Indeed. Or at least cover all Coffee Lakes in one fell swoop.

> Is there really no way to detect this issue automatically or fix
> whatever Linux bug makes us trip over this?  I am no clock expert, so
> I have absolutely no idea whether this is possible.

I'm deferring to clock experts. Paul mentioned he has some prototype
patches that may help.

> > [1] https://www.intel.com/content/dam/www/public/us/en/documents/datasheets/8th-gen-core-family-datasheet-vol-2.pdf
> > [2] https://github.com/linuxhw/DevicePopulation/blob/master/README.md
> > 
> > Cc: stable@vger.kernel.org # v5.13+  
> 
> How did you pick v5.13?  force_disable_hpet() was added by
> 62187910b0fc ("x86/intel: Add quirk to disable HPET for the Baytrail
> platform"), which appeared in v3.15.

Erm, good question, it started happening for me (and others with the
same laptop) with v5.13. I just sort of assumed it was 2e27e793e280
("clocksource: Reduce clocksource-skew threshold"). 

It usually takes  a day to repro (4 hours was the quickest repro I've
seen) so bisection was kind of out of question.
Paul E. McKenney Sept. 16, 2021, 4:35 p.m.
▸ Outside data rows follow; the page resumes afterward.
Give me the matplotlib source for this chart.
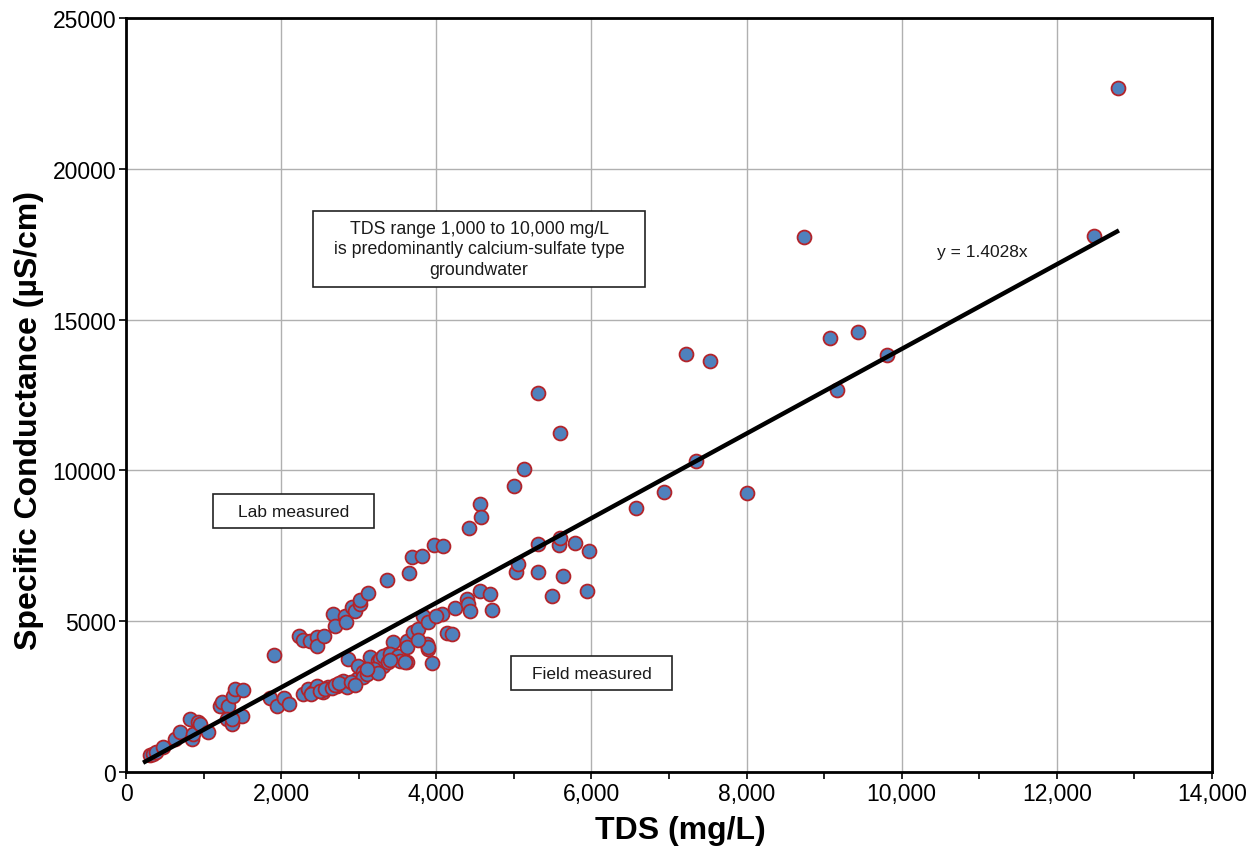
import matplotlib
matplotlib.use("Agg")
import matplotlib.pyplot as plt
import numpy as np
from matplotlib.ticker import MultipleLocator, FuncFormatter
from matplotlib.patches import Rectangle

plt.rcParams['font.family'] = ['Liberation Sans', 'DejaVu Sans']

# TDS (mg/L)
tds = [310, 350, 380, 480, 630, 700, 820, 850, 860, 930, 950, 1060,
       1210, 1240, 1310, 1300, 1370, 1380, 1400, 1510, 1500, 1370,
       1860, 1910, 1950, 2040, 2100,
       2230, 2280, 2370, 2460, 2460, 2550, 2670, 2690, 2820, 2840, 2910, 2950,
       3020, 3020, 3120, 3370, 3650, 3690, 3820, 3970, 4090, 4420, 4560, 4580,
       5000, 5130, 5310, 5600,
       2280, 2350, 2410, 2460, 2540, 2600, 2720, 2800, 2850, 2980, 2860, 2990,
       3060, 3150, 3150, 3250, 3310, 3380, 3440, 3510, 3620, 3620, 3700, 3760,
       3830, 3890, 3880, 3890, 3950, 4070, 4240, 4140, 4200, 3270, 3310, 3400,
       3380, 3510, 3530, 3600, 3620, 3890, 3760, 3990,
       2380, 2500, 2560, 2650, 2700, 2750, 2900, 3050, 3100, 3200, 3250, 3400,
       2950, 3100,
       4400, 4410, 4440, 4560, 4690, 4720,
       5030, 5050, 5310, 5310, 5580, 5600, 5790, 5970, 5630, 5490, 5940,
       6580, 6940, 7350, 8010, 7220, 7530, 8740, 9080, 9440, 9170, 9810,
       12480, 12790]

# Specific conductance (uS/cm)
sc = [560, 600, 650, 830, 1090, 1330, 1760, 1090, 1260, 1660, 1590, 1330,
      2190, 2320, 2190, 1760, 1590, 2520, 2750, 2720, 1860, 1760,
      2470, 3880, 2200, 2440, 2250,
      4510, 4380, 4340, 4480, 4180, 4510, 5240, 4840, 5170, 4970, 5470, 5340,
      5570, 5700, 5930, 6370, 6600, 7130, 7160, 7530, 7490, 8090, 8890, 8450,
      9480, 10050, 12570, 11240,
      2590, 2750, 2650, 2850, 2650, 2820, 2850, 3020, 2820, 3080, 3750, 3510,
      3320, 3510, 3810, 3680, 3510, 3910, 4310, 3810, 3650, 4340, 4640, 4740,
      5170, 4970, 4240, 4080, 3600, 5240, 5440, 4620, 4560, 3750, 3850, 3910,
      3650, 3850, 3680, 3650, 4140, 4140, 4380, 5170,
      2600, 2700, 2750, 2780, 2900, 2950, 3000, 3150, 3250, 3400, 3300, 3700,
      2900, 3400,
      5740, 5570, 5340, 6000, 5900, 5370,
      6630, 6900, 6630, 7560, 7530, 7760, 7590, 7330, 6500, 5840, 6000,
      8750, 9280, 10310, 9250, 13860, 13630, 17740, 14390, 14590, 12670, 13830,
      17770, 22680]

slope = 1.4028
fit_x = [220, 12800]

fig = plt.figure(figsize=(12.59, 8.62), dpi=100)
ax = fig.add_axes([0.1001, 0.1032, 0.8626, 0.8748])

ax.set_xlim(0, 14000)
ax.set_ylim(0, 25000)

ax.scatter(tds, sc, s=100, facecolor='#4F81BD', edgecolor='#B3242A',
           linewidth=1.3, zorder=3)
fx = np.array(fit_x)
ax.plot(fx, slope * fx, color='black', lw=3.2, zorder=4, solid_capstyle='butt')

ax.xaxis.set_major_locator(MultipleLocator(2000))
ax.xaxis.set_minor_locator(MultipleLocator(1000))
ax.yaxis.set_major_locator(MultipleLocator(5000))
ax.xaxis.set_major_formatter(FuncFormatter(lambda v, p: f"{int(v):,}"))
ax.yaxis.set_major_formatter(FuncFormatter(lambda v, p: f"{int(v)}"))

ax.grid(True, which='major', color='#B0B0B0', lw=1.0, zorder=0)
ax.set_axisbelow(True)
for s in ax.spines.values():
    s.set_linewidth(2.0)
    s.set_color('black')

ax.tick_params(axis='both', which='major', direction='out', length=5,
               width=1.2, labelsize=16.5, pad=2)
ax.tick_params(axis='x', which='minor', direction='out', length=5, width=1.2)

ax.set_xlabel('TDS (mg/L)', fontsize=23, fontweight='bold')
ax.set_ylabel('Specific Conductance (µS/cm)', fontsize=23, fontweight='bold')
ax.xaxis.set_label_coords((680 - 126) / 1086.0, (773 - 816) / 754.0)
ax.yaxis.set_label_coords((44 - 126) / 1086.0, (773 - 420) / 754.0)


def px(xp, yp):
    return ((xp - 126) / 1086.0, (773 - yp) / 754.0)


def labbox(p0, p1, text, fs, ls=1.2):
    x0, y1 = px(*p0)
    x1, y0 = px(*p1)
    r = Rectangle((x0, y0), x1 - x0, y1 - y0, transform=ax.transAxes,
                  facecolor='white', edgecolor='#222222', lw=1.2, zorder=5)
    ax.add_patch(r)
    ax.text((x0 + x1) / 2, (y0 + y1) / 2, text, transform=ax.transAxes,
            ha='center', va='center', fontsize=fs, color='#1a1a1a', zorder=6,
            linespacing=ls)


labbox((213, 495), (374, 529), 'Lab measured', 12.5)
labbox((511, 657), (672, 691), 'Field measured', 12.5)
labbox((313, 212), (645, 288),
       'TDS range 1,000 to 10,000 mg/L\nis predominantly calcium-sulfate type\ngroundwater',
       12.8, 1.3)

tx, ty = px(982, 253)
ax.text(tx, ty, 'y = 1.4028x', transform=ax.transAxes, ha='center', va='center',
        fontsize=12.5, color='#1a1a1a', zorder=6)

fig.savefig('out.png', dpi=100)
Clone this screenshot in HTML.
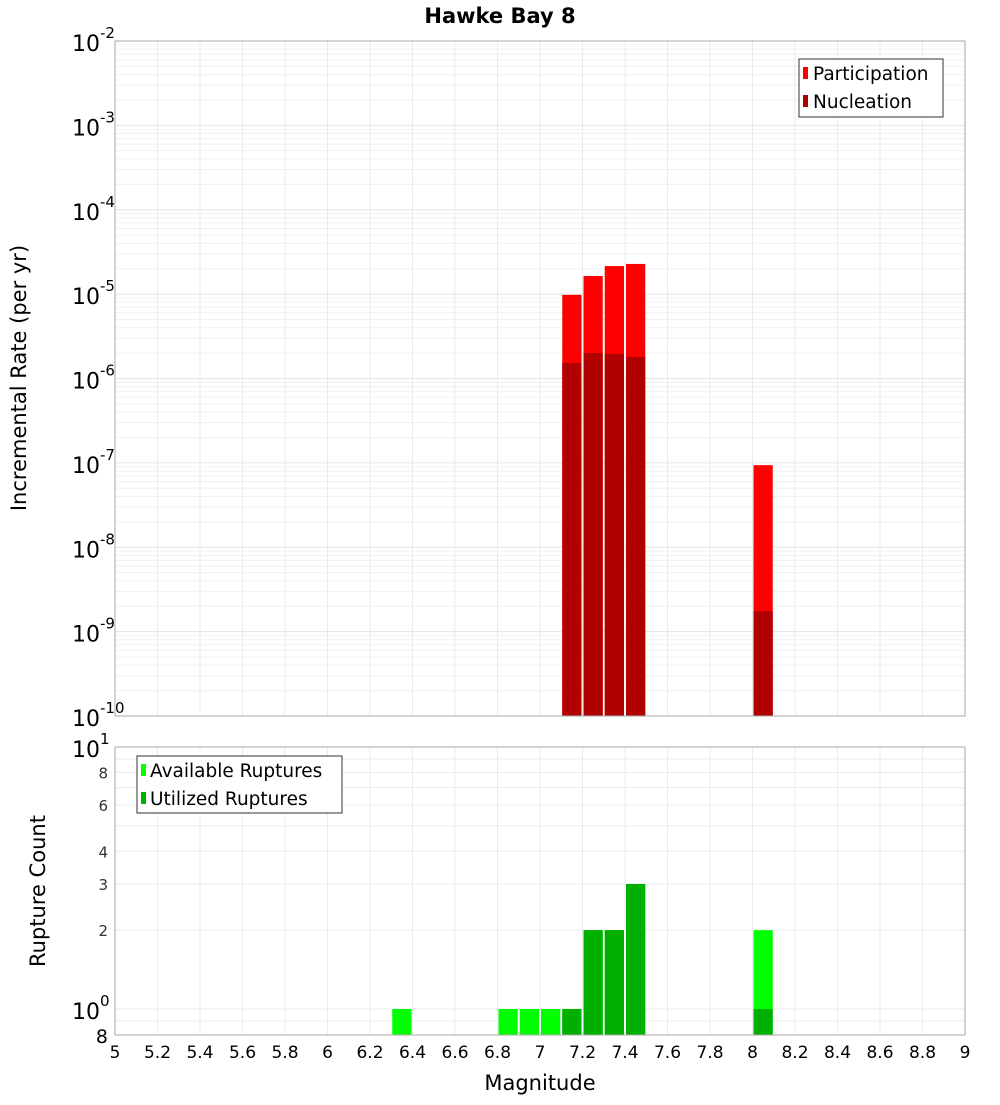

UTC | #3
On Thu, Sep 16, 2021 at 08:30:42AM -0700, Jakub Kicinski wrote:
> On Thu, 16 Sep 2021 10:07:07 -0500 Bjorn Helgaas wrote:
> > On Thu, Sep 16, 2021 at 06:17:39AM -0700, Jakub Kicinski wrote:
> > > My Lenovo T490s with i7-8665U had been marking TSC as unstable
> > > since v5.13, resulting in very sluggish desktop experience...  
> > 
> > Including the actual dmesg log line here might help others locate this
> > fix.
> 
> Good point, will add in v2.
> 
> clocksource: timekeeping watchdog on CPU3: hpet read-back delay of 316000ns, attempt 4, marking unstable
> tsc: Marking TSC unstable due to clocksource watchdog
> TSC found unstable after boot, most likely due to broken BIOS. Use 'tsc=unstable'.
> sched_clock: Marking unstable (14539801827657, -530891666)<-(14539319241737, -48307500)
> clocksource: Checking clocksource tsc synchronization from CPU 3 to CPUs 0-2,6-7.
> clocksource: Switched to clocksource hpet
> 
> > > I have a 8086:3e34 bridge, also known as "Host bridge: Intel
> > > Corporation Coffee Lake HOST and DRAM Controller (rev 0c)".
> > > Add it to the list.
> > > 
> > > We should perhaps consider applying this quirk more widely.
> > > The Intel documentation does not list my device [1], but
> > > linuxhw [2] does, and it seems to list a few more bridges
> > > we do not currently cover (3e31, 3ecc, 3e35, 3e0f).  
> > 
> > In the fine tradition of:
> > 
> >   e0748539e3d5 ("x86/intel: Disable HPET on Intel Ice Lake platforms")
> >   f8edbde885bb ("x86/intel: Disable HPET on Intel Coffee Lake H platforms")
> >   fc5db58539b4 ("x86/quirks: Disable HPET on Intel Coffe Lake platforms")
> >   62187910b0fc ("x86/intel: Add quirk to disable HPET for the Baytrail plat form")
> > 
> > This seems to be an ongoing issue, not just a point defect in a single
> > product, and I really hate the onesy-twosy nature of this.
> 
> Indeed. Or at least cover all Coffee Lakes in one fell swoop.
> 
> > Is there really no way to detect this issue automatically or fix
> > whatever Linux bug makes us trip over this?  I am no clock expert, so
> > I have absolutely no idea whether this is possible.
> 
> I'm deferring to clock experts. Paul mentioned he has some prototype
> patches that may help.
> 
> > > [1] https://www.intel.com/content/dam/www/public/us/en/documents/datasheets/8th-gen-core-family-datasheet-vol-2.pdf
> > > [2] https://github.com/linuxhw/DevicePopulation/blob/master/README.md
> > > 
> > > Cc: stable@vger.kernel.org # v5.13+  
> > 
> > How did you pick v5.13?  force_disable_hpet() was added by
> > 62187910b0fc ("x86/intel: Add quirk to disable HPET for the Baytrail
> > platform"), which appeared in v3.15.
> 
> Erm, good question, it started happening for me (and others with the
> same laptop) with v5.13. I just sort of assumed it was 2e27e793e280
> ("clocksource: Reduce clocksource-skew threshold"). 
> 
> It usually takes  a day to repro (4 hours was the quickest repro I've
> seen) so bisection was kind of out of question.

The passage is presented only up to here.